Folklore cuyano is the traditional folk music of Argentina’s Cuyo region (primarily the provinces of Mendoza, San Juan, and San Luis). It is characterized by intimate guitar ensembles, close two‑part singing, and poetic lyrics that evoke vineyards, mountain landscapes, rural romance, and local customs.
Core song‑dance forms include the cueca cuyana (a local variant of the cueca), the tonada cuyana (a lyrical strophic song), and the gato cuyano (a lively couple dance). Performances typically feature one or two criolla (Spanish) guitars plus the deep‑voiced regional guitarrón cuyano; handclaps or the bombo legüero may appear, though percussion is used sparingly. A hallmark is the “a dúo” vocal style in parallel thirds or sixths, where the second voice often carries a strong countermelody.
Rhythmically, folklore cuyano plays with hemiola between 6/8 and 3/4, creating a graceful sway suited both to dance (cueca, gato) and to more reflective, serenade‑like pieces (tonada). Harmonies lean on simple tonal movement (I–IV–V) with expressive minor keys and modal color, supporting poetic coplas that balance tenderness, nostalgia, and festive spirit.
Folklore cuyano emerged as a distinct regional expression in Argentina’s pre‑Andean Cuyo, where Spanish colonial song (tonada), payada (improvised gaucho verse), and the binational cueca tradition circulating between Chile and western Argentina converged. By the early 1900s, local practices—especially the intimate two‑voice singing and the adoption of the guitarrón cuyano—crystallized into a recognizable Cuyan style.
Radio, touring troupes, and the recording industry helped standardize and popularize Cuyan repertoire. Figures like Hilario Cuadros (with Los Trovadores de Cuyo), Antonio Tormo, and composers such as Félix Dardo Palorma and Tito Francia established canonical tonadas, cuecas, and gatos, defining the region’s poetic imagery (mountains, vineyards, zondas) and its characteristic duet harmony. The guitar ensemble sound—with bordoneo (bass‑line picking) and rasgueo (strumming)—became emblematic.

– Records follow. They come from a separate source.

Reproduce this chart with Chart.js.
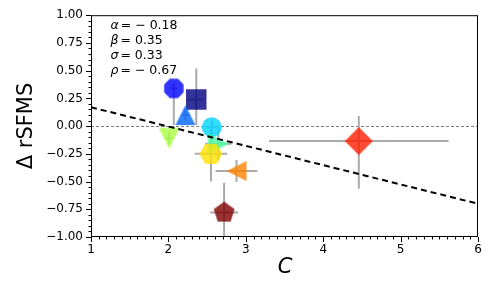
<!DOCTYPE html>
<html>
<head>
<meta charset="utf-8">
<script src="https://cdn.jsdelivr.net/npm/chart.js@4/dist/chart.umd.min.js"></script>
<style>
html, body { margin: 0; padding: 0; background: #fff; }
</style>
</head>
<body>
<canvas id="chart" width="504" height="288"></canvas>
<script>
// ===== DATA =====
const cValues   = [2.36, 2.07, 2.22, 2.56, 2.645, 2.01, 2.55, 2.88, 4.46, 2.72];
const dValues   = [0.24, 0.34, 0.10, -0.01, -0.16, -0.11, -0.25, -0.405, -0.135, -0.78];
const cErr      = [0.10, 0.05, 0.05, 0.06, 0.17, 0.05, 0.21, 0.27, 1.16, 0.18];
const dErrLow   = [0.23, 0.33, 0.05, 0.06, 0.15, 0.05, 0.25, 0.10, 0.43, 0.27];
const dErrHigh  = [0.28, 0.05, 0.05, 0.06, 0.15, 0.05, 0.25, 0.10, 0.225, 0.27];
const fitX = [1, 6];
const fitY = [0.17, -0.70];
const xTickVals = [1, 2, 3, 4, 5, 6];
const xTickLabels = ["1", "2", "3", "4", "5", "6"];
const yTickVals = [-1, -0.75, -0.5, -0.25, 0, 0.25, 0.5, 0.75, 1];
const yTickLabels = ["\u22121.00", "\u22120.75", "\u22120.50", "\u22120.25", "0.00", "0.25", "0.50", "0.75", "1.00"];
const statNames = ["\u03b1", "\u03b2", "\u03c3", "\u03c1"];
const statValues = ["= \u2212 0.18", "= 0.35", "= 0.33", "= \u2212 0.67"];

// ===== MARKERS =====
const colors = [
    "rgba(0,0,128,0.8)", "rgba(0,0,255,0.8)", "rgba(0,100,255,0.8)", "rgba(0,212,255,0.8)",
    "rgba(70,255,160,0.8)", "rgba(170,255,70,0.8)", "rgba(255,225,0,0.8)", "rgba(255,130,0,0.8)",
    "rgba(255,30,0,0.8)", "rgba(128,0,0,0.8)"
];

function ngon(n, startDeg) {
    const pts = [];
    for (let k = 0; k < n; k++) {
        const a = (startDeg + k * 360 / n) * Math.PI / 180;
        pts.push([Math.cos(a), Math.sin(a)]);
    }
    return pts;
}

// unit shapes, y up
function markerImg(pts, half, color) {
    const size = Math.ceil(half) * 2 + 4;
    const c = document.createElement("canvas");
    c.width = size; c.height = size;
    const g = c.getContext("2d");
    g.translate(size / 2, size / 2);
    g.beginPath();
    pts.forEach((p, i) => {
        const px = p[0] * half, py = -p[1] * half;
        if (i === 0) g.moveTo(px, py); else g.lineTo(px, py);
    });
    g.closePath();
    g.fillStyle = color;
    g.fill();
    return c;
}

const styles = [
    "rect",
    markerImg(ngon(8, 22.5), 10.5, colors[1]),
    markerImg([[0, 1], [-1, -1], [1, -1]], 10, colors[2]),
    "circle",
    markerImg([[1, 0], [-1, 1], [-1, -1]], 10.5, colors[4]),
    markerImg([[0, -1], [-1, 1], [1, 1]], 10.5, colors[5]),
    markerImg(ngon(6, 0), 11.5, colors[6]),
    markerImg([[-1, 0], [1, 1], [1, -1]], 10, colors[7]),
    markerImg([[0, 1], [1, 0], [0, -1], [-1, 0]], 14, colors[8]),
    markerImg(ngon(5, 90), 11, colors[9])
];
const radii = [14.5, 10, 10, 10, 10, 10, 10, 10, 10, 10];

// ===== EXTRA DRAWING =====
const FONT = "DejaVu Sans";

const extras = {
    id: "extras",
    beforeDatasetsDraw(chart) {
        const { ctx, chartArea: a, scales: { x, y } } = chart;
        ctx.save();
        ctx.beginPath();
        ctx.rect(a.left, a.top, a.right - a.left, a.bottom - a.top);
        ctx.clip();

        // zero line
        const y0 = Math.round(y.getPixelForValue(0)) + 0.5;
        ctx.strokeStyle = "#808080";
        ctx.lineWidth = 1;
        ctx.setLineDash([3, 2]);
        ctx.beginPath();
        ctx.moveTo(a.left, y0);
        ctx.lineTo(a.right, y0);
        ctx.stroke();

        // error bars
        ctx.setLineDash([]);
        ctx.strokeStyle = "#aaaaaa";
        ctx.lineWidth = 2;
        cValues.forEach((cv, i) => {
            const px = x.getPixelForValue(cv);
            const py = y.getPixelForValue(dValues[i]);
            ctx.beginPath();
            ctx.moveTo(x.getPixelForValue(cv - cErr[i]), py);
            ctx.lineTo(x.getPixelForValue(cv + cErr[i]), py);
            ctx.moveTo(px, y.getPixelForValue(dValues[i] - dErrLow[i]));
            ctx.lineTo(px, y.getPixelForValue(dValues[i] + dErrHigh[i]));
            ctx.stroke();
        });
        ctx.restore();
    },
    afterDatasetsDraw(chart) {
        const { ctx, chartArea: a, scales: { x, y } } = chart;
        ctx.save();
        ctx.beginPath();
        ctx.rect(a.left, a.top, a.right - a.left, a.bottom - a.top);
        ctx.clip();
        ctx.strokeStyle = "#000";
        ctx.lineWidth = 2;
        ctx.setLineDash([6, 4]);
        ctx.beginPath();
        ctx.moveTo(x.getPixelForValue(fitX[0]), y.getPixelForValue(fitY[0]));
        ctx.lineTo(x.getPixelForValue(fitX[1]), y.getPixelForValue(fitY[1]));
        ctx.stroke();
        ctx.restore();
    },
    afterDraw(chart) {
        const { ctx, chartArea: a, scales: { x, y } } = chart;
        ctx.save();
        ctx.strokeStyle = "#000";
        ctx.lineWidth = 1;

        // frame
        ctx.strokeRect(a.left + 0.5, a.top + 0.5, a.right - a.left - 1, a.bottom - a.top - 1);

        // ticks
        ctx.beginPath();
        for (let v = 1; v <= 6.001; v += 0.1) {
            const px = Math.round(x.getPixelForValue(v)) + 0.5;
            const major = Math.abs(v - Math.round(v)) < 0.01;
            ctx.moveTo(px, a.bottom);
            ctx.lineTo(px, a.bottom + (major ? 5 : 2.5));
        }
        for (let v = -1; v <= 1.001; v += 0.05) {
            const py = Math.round(y.getPixelForValue(v)) + 0.5;
            const major = Math.abs(v * 4 - Math.round(v * 4)) < 0.01;
            ctx.moveTo(a.left, py);
            ctx.lineTo(a.left - (major ? 5 : 2.5), py);
        }
        ctx.stroke();

        // axis titles
        ctx.fillStyle = "#000";
        ctx.textAlign = "center";
        ctx.textBaseline = "middle";
        ctx.font = "italic 21px " + FONT;
        ctx.fillText("C", 285, 268);
        ctx.translate(27, 126);
        ctx.rotate(-Math.PI / 2);
        ctx.font = "21px " + FONT;
        ctx.fillText("\u0394 rSFMS", 0, 0);
        ctx.setTransform(1, 0, 0, 1, 0, 0);

        // stats text
        ctx.textAlign = "left";
        ctx.textBaseline = "alphabetic";
        const baselines = [28.5, 44, 59, 73.5];
        statNames.forEach((nm, i) => {
            ctx.font = "italic 12.5px " + FONT;
            ctx.fillText(nm, 110.5, baselines[i]);
            const w = ctx.measureText(nm).width;
            ctx.font = "12.5px " + FONT;
            ctx.fillText(statValues[i], 110.5 + w + 2, baselines[i]);
        });
        ctx.restore();
    }
};

// ===== CHART =====
new Chart(document.getElementById("chart"), {
    type: "scatter",
    data: {
        datasets: [{
            data: cValues.map((c, i) => ({ x: c, y: dValues[i] })),
            pointStyle: styles,
            pointRadius: radii,
            pointHoverRadius: radii,
            pointBackgroundColor: colors,
            pointBorderWidth: 0,
            pointBorderColor: "rgba(0,0,0,0)"
        }]
    },
    options: {
        responsive: false,
        animation: false,
        layout: { padding: { left: 0, right: 26, top: 15, bottom: 0 } },
        plugins: {
            legend: { display: false },
            tooltip: { enabled: false }
        },
        scales: {
            x: {
                type: "linear",
                min: 1,
                max: 6,
                grid: { display: false, drawTicks: false },
                border: { display: false },
                afterBuildTicks: s => { s.ticks = xTickVals.map(v => ({ value: v })); },
                afterFit: s => { s.height = 51; },
                ticks: {
                    padding: 6,
                    color: "#000",
                    font: { family: FONT, size: 12 },
                    maxRotation: 0,
                    callback: (v) => xTickLabels[xTickVals.indexOf(v)]
                }
            },
            y: {
                type: "linear",
                min: -1,
                max: 1,
                grid: { display: false, drawTicks: false },
                border: { display: false },
                afterBuildTicks: s => { s.ticks = yTickVals.map(v => ({ value: v })); },
                afterFit: s => { s.width = 91; },
                ticks: {
                    padding: 8,
                    color: "#000",
                    font: { family: FONT, size: 12 },
                    callback: (v) => yTickLabels[yTickVals.indexOf(v)]
                }
            }
        }
    },
    plugins: [extras]
});
</script>
</body>
</html>
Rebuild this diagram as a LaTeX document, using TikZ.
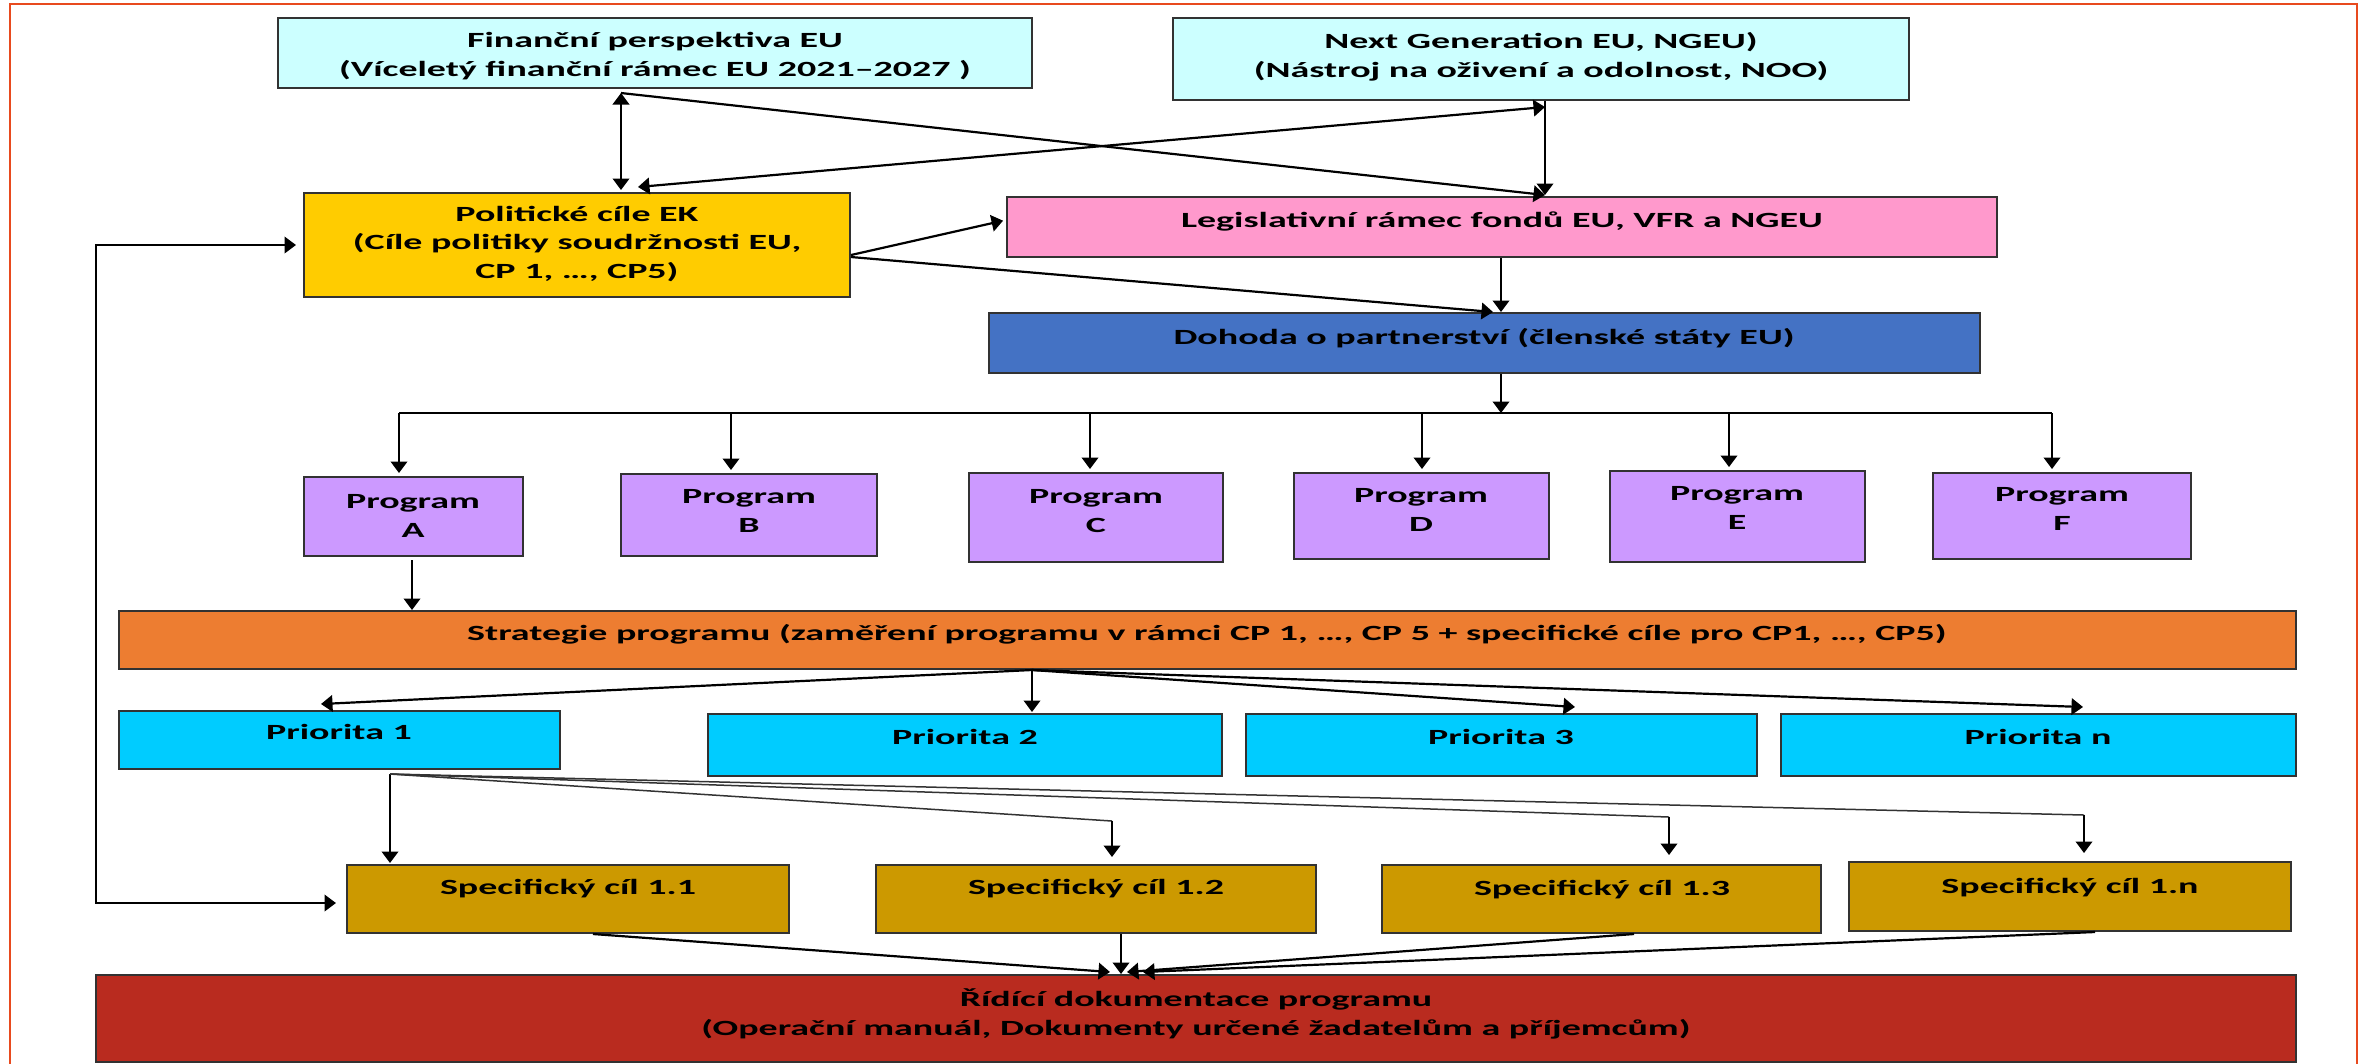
\documentclass[tikz,border=0pt]{standalone}
\usepackage{fontspec}
\setmainfont{Carlito}[FakeStretch=1.75]
\usetikzlibrary{arrows.meta,fit,calc}
\definecolor{cyanl}{RGB}{204,255,255}
\definecolor{goldc}{RGB}{255,204,0}
\definecolor{pinkl}{RGB}{255,153,204}
\definecolor{blued}{RGB}{68,114,196}
\definecolor{lav}{RGB}{204,153,255}
\definecolor{orng}{RGB}{237,125,49}
\definecolor{skyb}{RGB}{0,204,255}
\definecolor{ochre}{RGB}{204,153,0}
\definecolor{brick}{RGB}{185,43,31}
\definecolor{frameclr}{RGB}{232,74,30}
\definecolor{boxline}{RGB}{50,50,50}
\begin{document}
\begin{tikzpicture}[x=0.1mm,y=-0.1mm,
  box/.style={draw=boxline,line width=0.2mm,inner sep=0pt},
  lbl/.style={font=\fontsize{6.17pt}{8.2pt}\selectfont\bfseries,align=center,inner sep=0pt,text=black},
  conn/.style={line width=0.22mm,draw=black},
  arr/.style={conn,-{Triangle[length=1.15mm,width=1.65mm]}},
  dbl/.style={conn,{Triangle[length=1.15mm,width=1.65mm]}-{Triangle[length=1.15mm,width=1.65mm]}},
  fine/.style={line width=0.15mm,draw=black!80}]
\clip (0,0) rectangle (2374,1063);
\fill[white] (0,0) rectangle (2374,1063);
\draw[frameclr,line width=0.25mm] (10,4) rectangle (2357,1120);
% boxes
\node[box,fill=cyanl,fit={(278,18) (1032,88)}] (fin) {};
\node[lbl] (fint) at (655,56) {Finanční perspektiva EU\\(Víceletý finanční rámec EU 2021–2027 )};
\node[box,fill=cyanl,fit={(1173,18) (1909,100)}] (ngeu) {};
\node[lbl] (ngeut) at (1541,57) {Next Generation EU, NGEU)\\(Nástroj na oživení a odolnost, NOO)};
\node[box,fill=goldc,fit={(304,193) (850,297)}] (pol) {};
\node[lbl] (polt) at (577,244) {Politické cíle EK\\(Cíle politiky soudržnosti EU,\\CP 1, …, CP5)};
\node[box,fill=pinkl,fit={(1007,197) (1997,257)}] (legis) {};
\node[lbl,anchor=base] (legist) at (1502,227) {Legislativní rámec fondů EU, VFR a NGEU};
\node[box,fill=blued,fit={(989,313) (1980,373)}] (doh) {};
\node[lbl,anchor=base] (doht) at (1484,344) {Dohoda o partnerství (členské státy EU)};
% programs
\node[box,fill=lav,fit={(304,477) (523,556)}] (pa) {};
\node[lbl] (pat) at (413,516) {Program\\A};
\node[box,fill=lav,fit={(621,474) (877,556)}] (pb) {};
\node[lbl] (pbt) at (749,511) {Program\\B};
\node[box,fill=lav,fit={(969,473) (1223,562)}] (pc) {};
\node[lbl] (pct) at (1096,511) {Program\\C};
\node[box,fill=lav,fit={(1294,473) (1549,559)}] (pd) {};
\node[lbl] (pdt) at (1421,510) {Program\\D};
\node[box,fill=lav,fit={(1610,471) (1865,562)}] (pe) {};
\node[lbl] (pet) at (1737,508) {Program\\E};
\node[box,fill=lav,fit={(1933,473) (2191,559)}] (pf) {};
\node[lbl] (pft) at (2062,509) {Program\\F};
% strategy
\node[box,fill=orng,fit={(119,611) (2296,669)}] (strat) {};
\node[lbl,anchor=base] (stratt) at (1207,640) {Strategie programu (zaměření programu v rámci CP 1, …, CP 5 + specifické cíle pro CP1, …, CP5)};
% priorities
\node[box,fill=skyb,fit={(119,711) (560,769)}] (pr1) {};
\node[lbl,anchor=base] (pr1t) at (339,739) {Priorita 1};
\node[box,fill=skyb,fit={(708,714) (1222,776)}] (pr2) {};
\node[lbl,anchor=base] (pr2t) at (965,744) {Priorita 2};
\node[box,fill=skyb,fit={(1246,714) (1757,776)}] (pr3) {};
\node[lbl,anchor=base] (pr3t) at (1501,744) {Priorita 3};
\node[box,fill=skyb,fit={(1781,714) (2296,776)}] (prn) {};
\node[lbl,anchor=base] (prnt) at (2038,744) {Priorita n};
% specific objectives
\node[box,fill=ochre,fit={(347,865) (789,933)}] (s11) {};
\node[lbl,anchor=base] (s11t) at (568,894) {Specifický cíl 1.1};
\node[box,fill=ochre,fit={(876,865) (1316,933)}] (s12) {};
\node[lbl,anchor=base] (s12t) at (1096,894) {Specifický cíl 1.2};
\node[box,fill=ochre,fit={(1382,865) (1821,933)}] (s13) {};
\node[lbl,anchor=base] (s13t) at (1602,895) {Specifický cíl 1.3};
\node[box,fill=ochre,fit={(1849,862) (2291,931)}] (s1n) {};
\node[lbl,anchor=base] (s1nt) at (2070,893) {Specifický cíl 1.n};
% management documentation
\node[box,fill=brick,fit={(96,975) (2296,1062)}] (rid) {};
\node[lbl] (ridt) at (1196,1014) {Řídící dokumentace programu\\(Operační manuál, Dokumenty určené žadatelům a příjemcům)};
% ---- connectors ----
\coordinate (fb) at (621,93);
\coordinate (lt) at (1545,195);
\coordinate (pt) at (638,187);
\coordinate (nb) at (1545,107);
\draw[dbl,shorten >=0.2mm] (fb) -- (fb |- pol.north);
\draw[arr] (fb) -- (lt);
\draw[dbl] (pt) -- (nb);
\draw[arr] (nb |- ngeu.south) -- (lt);
\draw[arr,shorten >=0.3mm] (pol.east |- 0,255) -- (legis.west |- 0,220);
\draw[arr] (pol.east |- 0,257) -- (1493,0 |- doh.north);
\draw[arr] (1501,0 |- legis.south) -- (1501,0 |- doh.north);
\coordinate (bus) at (1501,413);
\draw[arr] (bus |- doh.south) -- (bus);
\draw[conn] (399,413) -- (2052,413);
\foreach \n/\x in {pa/399,pb/731,pc/1090,pd/1422,pe/1729,pf/2052}
  \draw[arr,shorten >=0.3mm] (\x,413) -- (\x,0 |- \n.north);
\draw[arr,shorten <=0.3mm] (412,0 |- pa.south) -- (412,0 |- strat.north);
\coordinate (sf) at (1032,670);
\draw[arr] (sf) -- (321,704);
\draw[arr,shorten >=0.1mm] (sf) -- (sf |- pr2.north);
\draw[arr] (sf) -- (1575,707);
\draw[arr] (sf) -- (2083,707);
\coordinate (pfan) at (390,774);
\draw[arr,shorten >=0.1mm] (pfan) -- (pfan |- s11.north);
\draw[fine] (pfan) -- (1112,821);
\draw[arr] (1112,821) -- (1112,857);
\draw[fine] (pfan) -- (1669,817);
\draw[arr] (1669,817) -- (1669,855);
\draw[fine] (pfan) -- (2084,815);
\draw[arr] (2084,815) -- (2084,853);
\draw[arr] (593,0 |- s11.south) -- (1110,972);
\draw[arr] (1121,0 |- s12.south) -- (1121,0 |- rid.north);
\draw[arr] (1634,0 |- s13.south) -- (1127,972);
\draw[arr] (2095,0 |- s1n.south) -- (1143,972);
\draw[dbl,shorten <=0.7mm,shorten >=1mm] (pol.west |- 0,245) -- (96,245) -- (96,903) -- (s11.west |- 0,903);
\end{tikzpicture}
\end{document}
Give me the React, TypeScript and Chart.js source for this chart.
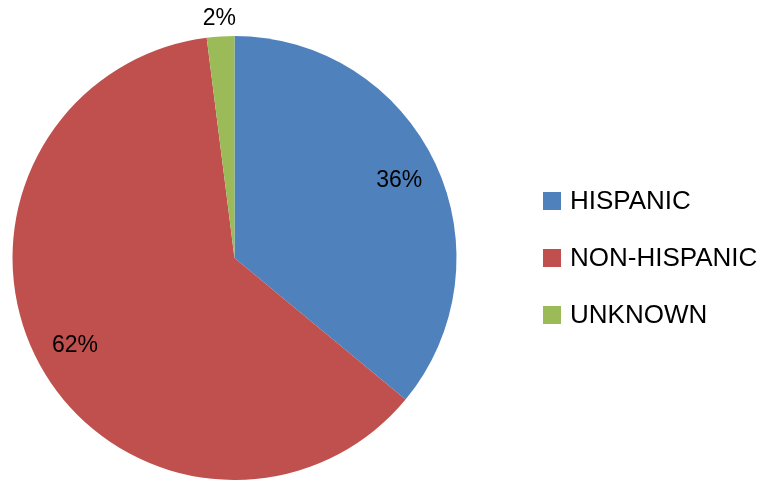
import React, { useEffect, useRef } from "react";
import { Chart, registerables } from "chart.js";

Chart.register(...registerables);

const categories = ["HISPANIC", "NON-HISPANIC", "UNKNOWN"];
const values = [36, 62, 2];
const valueLabels = ["36%", "62%", "2%"];
const colors = ["#4F81BD", "#C0504D", "#9BBB59"];

const FONT = '"Liberation Sans", Arial, sans-serif';

const overlayPlugin = {
  id: "overlay",
  afterDraw(chart: any) {
    const ctx = chart.ctx;
    const meta = chart.getDatasetMeta(0);
    const total = values.reduce((a, b) => a + b, 0);
    ctx.save();
    // slice labels
    ctx.font = `23px ${FONT}`;
    ctx.fillStyle = "#000";
    ctx.textAlign = "center";
    ctx.textBaseline = "middle";
    meta.data.forEach((arc: any, i: number) => {
      const { x, y, startAngle, endAngle, outerRadius } = arc.getProps(
        ["x", "y", "startAngle", "endAngle", "outerRadius"],
        true
      );
      const mid = (startAngle + endAngle) / 2;
      const share = values[i] / total;
      const r = share < 0.05 ? outerRadius + 18 : outerRadius * 0.82;
      ctx.fillText(valueLabels[i], x + Math.cos(mid) * r, y + Math.sin(mid) * r);
    });
    // legend
    const lx = 543;
    const ys = [201, 258, 315];
    ctx.font = `26px ${FONT}`;
    ctx.textAlign = "left";
    categories.forEach((c, i) => {
      ctx.fillStyle = colors[i];
      ctx.fillRect(lx, ys[i] - 9, 18, 18);
      ctx.fillStyle = "#000";
      ctx.fillText(c, 570, ys[i] + 1);
    });
    ctx.restore();
  },
};

export default function App() {
  const ref = useRef<HTMLCanvasElement | null>(null);
  useEffect(() => {
    if (!ref.current) return;
    const chart = new Chart(ref.current, {
      type: "pie",
      data: {
        labels: categories,
        datasets: [
          {
            data: values,
            backgroundColor: colors,
            borderWidth: 0,
          },
        ],
      },
      options: {
        responsive: false,
        animation: false,
        layout: { padding: { top: 36, bottom: 0, left: 12, right: 318 } },
        plugins: {
          legend: { display: false },
          tooltip: { enabled: false },
        },
      },
      plugins: [overlayPlugin],
    });
    return () => chart.destroy();
  }, []);
  return (
    <div style={{ position: "fixed", left: 0, top: 0, width: 775, height: 480, background: "#fff" }}>
      <canvas ref={ref} width={775} height={480} />
    </div>
  );
}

Poets and songwriters from Mendoza and San Juan—most notably Armando Tejada Gómez and Jorge Viñas—brought a literary and socially conscious dimension to the tonada cuyana, aligning aspects of the style with the wider nueva canción movement. While the core dance forms remained vital, a parallel current of concert and song‑poetry formats expanded the genre’s expressive reach.
Local peñas (folk venues), festivals, and municipal cultural programs sustained the tradition through late‑20th‑century shifts. From the 2000s, artists such as the duo Orozco‑Barrientos renewed folklore cuyano by blending it with rock and contemporary songwriting, inspiring younger acts in the Mendoza rock scene and informing broader Argentine indie‑folk aesthetics. Today, folklore cuyano remains a living repertoire taught in conservatories, celebrated at harvest festivals, and reimagined by acoustic and crossover ensembles.